● **TASK DESCRIPTION**
Write out the material again word for word, dropping any images it holds.

● **DATA SEGMENT**

————————

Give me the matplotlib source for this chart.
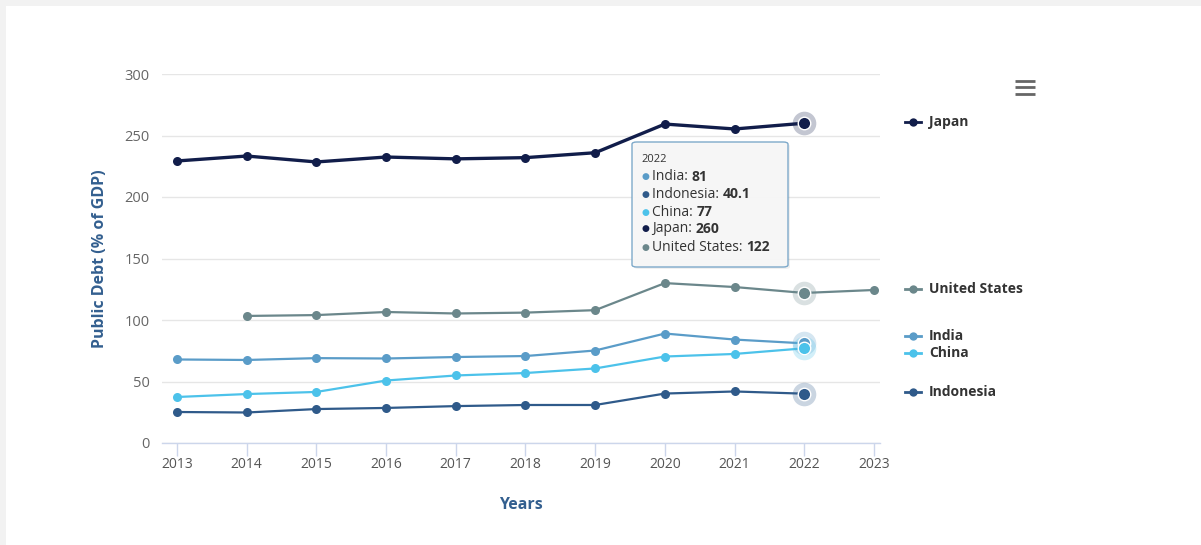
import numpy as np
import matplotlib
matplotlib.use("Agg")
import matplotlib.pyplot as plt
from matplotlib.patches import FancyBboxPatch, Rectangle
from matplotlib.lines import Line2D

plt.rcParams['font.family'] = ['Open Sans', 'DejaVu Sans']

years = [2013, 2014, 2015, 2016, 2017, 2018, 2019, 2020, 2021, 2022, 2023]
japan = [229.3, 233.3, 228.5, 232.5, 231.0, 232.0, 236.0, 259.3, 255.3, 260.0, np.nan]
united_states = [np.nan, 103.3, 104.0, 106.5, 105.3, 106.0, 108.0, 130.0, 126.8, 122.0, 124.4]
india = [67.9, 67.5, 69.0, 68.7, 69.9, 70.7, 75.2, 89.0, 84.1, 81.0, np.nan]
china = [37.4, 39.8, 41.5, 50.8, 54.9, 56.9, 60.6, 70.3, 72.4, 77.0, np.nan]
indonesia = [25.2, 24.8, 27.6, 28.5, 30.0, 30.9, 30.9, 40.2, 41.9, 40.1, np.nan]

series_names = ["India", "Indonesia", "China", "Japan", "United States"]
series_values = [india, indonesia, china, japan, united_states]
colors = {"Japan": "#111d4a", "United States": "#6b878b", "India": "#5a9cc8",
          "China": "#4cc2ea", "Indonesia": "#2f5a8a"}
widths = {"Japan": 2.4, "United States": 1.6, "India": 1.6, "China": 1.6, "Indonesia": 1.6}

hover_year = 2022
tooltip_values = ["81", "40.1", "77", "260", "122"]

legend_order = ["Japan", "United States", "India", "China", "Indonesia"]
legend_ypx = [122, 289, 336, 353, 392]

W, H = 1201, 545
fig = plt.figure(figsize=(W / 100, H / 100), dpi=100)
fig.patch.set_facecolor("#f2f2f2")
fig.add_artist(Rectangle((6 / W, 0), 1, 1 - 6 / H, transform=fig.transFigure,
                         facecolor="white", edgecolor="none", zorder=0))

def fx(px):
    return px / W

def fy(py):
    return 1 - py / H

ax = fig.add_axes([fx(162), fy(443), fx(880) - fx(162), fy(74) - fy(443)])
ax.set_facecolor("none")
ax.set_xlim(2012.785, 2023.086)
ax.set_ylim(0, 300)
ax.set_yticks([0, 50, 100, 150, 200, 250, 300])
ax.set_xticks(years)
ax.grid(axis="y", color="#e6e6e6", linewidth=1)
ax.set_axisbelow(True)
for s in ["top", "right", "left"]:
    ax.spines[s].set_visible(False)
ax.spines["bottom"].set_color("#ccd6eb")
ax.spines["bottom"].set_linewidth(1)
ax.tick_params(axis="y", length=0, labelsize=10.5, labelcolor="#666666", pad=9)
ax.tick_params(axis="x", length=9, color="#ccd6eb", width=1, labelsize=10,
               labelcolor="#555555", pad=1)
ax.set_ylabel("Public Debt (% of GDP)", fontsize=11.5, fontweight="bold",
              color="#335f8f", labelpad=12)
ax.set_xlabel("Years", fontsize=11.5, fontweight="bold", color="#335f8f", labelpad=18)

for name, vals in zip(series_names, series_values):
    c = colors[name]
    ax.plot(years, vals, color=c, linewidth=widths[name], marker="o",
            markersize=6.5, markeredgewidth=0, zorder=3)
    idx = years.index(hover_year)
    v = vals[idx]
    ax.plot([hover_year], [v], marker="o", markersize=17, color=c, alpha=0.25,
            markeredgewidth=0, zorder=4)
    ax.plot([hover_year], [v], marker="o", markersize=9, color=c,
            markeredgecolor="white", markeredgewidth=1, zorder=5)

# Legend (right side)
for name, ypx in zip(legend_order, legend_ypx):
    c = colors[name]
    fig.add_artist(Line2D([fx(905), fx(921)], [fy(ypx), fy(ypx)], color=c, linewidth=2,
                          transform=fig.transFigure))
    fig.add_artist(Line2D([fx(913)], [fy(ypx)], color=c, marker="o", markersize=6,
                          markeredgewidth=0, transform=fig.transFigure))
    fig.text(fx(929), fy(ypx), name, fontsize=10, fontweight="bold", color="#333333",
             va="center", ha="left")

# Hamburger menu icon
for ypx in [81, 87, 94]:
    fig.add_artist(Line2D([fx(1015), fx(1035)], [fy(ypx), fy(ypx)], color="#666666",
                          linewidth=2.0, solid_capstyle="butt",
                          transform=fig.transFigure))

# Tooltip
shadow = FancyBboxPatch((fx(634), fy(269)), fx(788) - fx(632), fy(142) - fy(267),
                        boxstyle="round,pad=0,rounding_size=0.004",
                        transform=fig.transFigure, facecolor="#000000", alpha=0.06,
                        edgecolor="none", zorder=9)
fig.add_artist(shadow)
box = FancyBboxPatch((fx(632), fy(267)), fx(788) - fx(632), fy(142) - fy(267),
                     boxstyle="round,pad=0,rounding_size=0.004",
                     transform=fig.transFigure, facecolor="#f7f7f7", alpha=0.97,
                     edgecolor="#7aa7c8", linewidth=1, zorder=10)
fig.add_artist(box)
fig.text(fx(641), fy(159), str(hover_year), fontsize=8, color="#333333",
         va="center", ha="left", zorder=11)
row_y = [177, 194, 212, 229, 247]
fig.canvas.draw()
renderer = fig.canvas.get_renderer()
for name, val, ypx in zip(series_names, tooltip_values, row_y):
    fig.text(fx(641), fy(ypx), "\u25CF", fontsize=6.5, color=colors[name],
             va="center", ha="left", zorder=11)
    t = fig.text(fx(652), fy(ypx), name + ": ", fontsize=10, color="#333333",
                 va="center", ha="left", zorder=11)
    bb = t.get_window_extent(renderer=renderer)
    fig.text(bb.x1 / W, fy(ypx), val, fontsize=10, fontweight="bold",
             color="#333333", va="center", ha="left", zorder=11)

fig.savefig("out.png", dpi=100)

————————

● **EXERCISE OUTPUT**
Give me the matplotlib source for this chart.
import numpy as np
import matplotlib
matplotlib.use("Agg")
import matplotlib.pyplot as plt
from matplotlib.patches import FancyBboxPatch, Rectangle
from matplotlib.lines import Line2D

plt.rcParams['font.family'] = ['Open Sans', 'DejaVu Sans']

years = [2013, 2014, 2015, 2016, 2017, 2018, 2019, 2020, 2021, 2022, 2023]
japan = [229.3, 233.3, 228.5, 232.5, 231.0, 232.0, 236.0, 259.3, 255.3, 260.0, np.nan]
united_states = [np.nan, 103.3, 104.0, 106.5, 105.3, 106.0, 108.0, 130.0, 126.8, 122.0, 124.4]
india = [67.9, 67.5, 69.0, 68.7, 69.9, 70.7, 75.2, 89.0, 84.1, 81.0, np.nan]
china = [37.4, 39.8, 41.5, 50.8, 54.9, 56.9, 60.6, 70.3, 72.4, 77.0, np.nan]
indonesia = [25.2, 24.8, 27.6, 28.5, 30.0, 30.9, 30.9, 40.2, 41.9, 40.1, np.nan]

series_names = ["India", "Indonesia", "China", "Japan", "United States"]
series_values = [india, indonesia, china, japan, united_states]
colors = {"Japan": "#111d4a", "United States": "#6b878b", "India": "#5a9cc8",
          "China": "#4cc2ea", "Indonesia": "#2f5a8a"}
widths = {"Japan": 2.4, "United States": 1.6, "India": 1.6, "China": 1.6, "Indonesia": 1.6}

hover_year = 2022
tooltip_values = ["81", "40.1", "77", "260", "122"]

legend_order = ["Japan", "United States", "India", "China", "Indonesia"]
legend_ypx = [122, 289, 336, 353, 392]

W, H = 1201, 545
fig = plt.figure(figsize=(W / 100, H / 100), dpi=100)
fig.patch.set_facecolor("#f2f2f2")
fig.add_artist(Rectangle((6 / W, 0), 1, 1 - 6 / H, transform=fig.transFigure,
                         facecolor="white", edgecolor="none", zorder=0))

def fx(px):
    return px / W

def fy(py):
    return 1 - py / H

ax = fig.add_axes([fx(162), fy(443), fx(880) - fx(162), fy(74) - fy(443)])
ax.set_facecolor("none")
ax.set_xlim(2012.785, 2023.086)
ax.set_ylim(0, 300)
ax.set_yticks([0, 50, 100, 150, 200, 250, 300])
ax.set_xticks(years)
ax.grid(axis="y", color="#e6e6e6", linewidth=1)
ax.set_axisbelow(True)
for s in ["top", "right", "left"]:
    ax.spines[s].set_visible(False)
ax.spines["bottom"].set_color("#ccd6eb")
ax.spines["bottom"].set_linewidth(1)
ax.tick_params(axis="y", length=0, labelsize=10.5, labelcolor="#666666", pad=9)
ax.tick_params(axis="x", length=9, color="#ccd6eb", width=1, labelsize=10,
               labelcolor="#555555", pad=1)
ax.set_ylabel("Public Debt (% of GDP)", fontsize=11.5, fontweight="bold",
              color="#335f8f", labelpad=12)
ax.set_xlabel("Years", fontsize=11.5, fontweight="bold", color="#335f8f", labelpad=18)

for name, vals in zip(series_names, series_values):
    c = colors[name]
    ax.plot(years, vals, color=c, linewidth=widths[name], marker="o",
            markersize=6.5, markeredgewidth=0, zorder=3)
    idx = years.index(hover_year)
    v = vals[idx]
    ax.plot([hover_year], [v], marker="o", markersize=17, color=c, alpha=0.25,
            markeredgewidth=0, zorder=4)
    ax.plot([hover_year], [v], marker="o", markersize=9, color=c,
            markeredgecolor="white", markeredgewidth=1, zorder=5)

# Legend (right side)
for name, ypx in zip(legend_order, legend_ypx):
    c = colors[name]
    fig.add_artist(Line2D([fx(905), fx(921)], [fy(ypx), fy(ypx)], color=c, linewidth=2,
                          transform=fig.transFigure))
    fig.add_artist(Line2D([fx(913)], [fy(ypx)], color=c, marker="o", markersize=6,
                          markeredgewidth=0, transform=fig.transFigure))
    fig.text(fx(929), fy(ypx), name, fontsize=10, fontweight="bold", color="#333333",
             va="center", ha="left")

# Hamburger menu icon
for ypx in [81, 87, 94]:
    fig.add_artist(Line2D([fx(1015), fx(1035)], [fy(ypx), fy(ypx)], color="#666666",
                          linewidth=2.0, solid_capstyle="butt",
                          transform=fig.transFigure))

# Tooltip
shadow = FancyBboxPatch((fx(634), fy(269)), fx(788) - fx(632), fy(142) - fy(267),
                        boxstyle="round,pad=0,rounding_size=0.004",
                        transform=fig.transFigure, facecolor="#000000", alpha=0.06,
                        edgecolor="none", zorder=9)
fig.add_artist(shadow)
box = FancyBboxPatch((fx(632), fy(267)), fx(788) - fx(632), fy(142) - fy(267),
                     boxstyle="round,pad=0,rounding_size=0.004",
                     transform=fig.transFigure, facecolor="#f7f7f7", alpha=0.97,
                     edgecolor="#7aa7c8", linewidth=1, zorder=10)
fig.add_artist(box)
fig.text(fx(641), fy(159), str(hover_year), fontsize=8, color="#333333",
         va="center", ha="left", zorder=11)
row_y = [177, 194, 212, 229, 247]
fig.canvas.draw()
renderer = fig.canvas.get_renderer()
for name, val, ypx in zip(series_names, tooltip_values, row_y):
    fig.text(fx(641), fy(ypx), "\u25CF", fontsize=6.5, color=colors[name],
             va="center", ha="left", zorder=11)
    t = fig.text(fx(652), fy(ypx), name + ": ", fontsize=10, color="#333333",
                 va="center", ha="left", zorder=11)
    bb = t.get_window_extent(renderer=renderer)
    fig.text(bb.x1 / W, fy(ypx), val, fontsize=10, fontweight="bold",
             color="#333333", va="center", ha="left", zorder=11)

fig.savefig("out.png", dpi=100)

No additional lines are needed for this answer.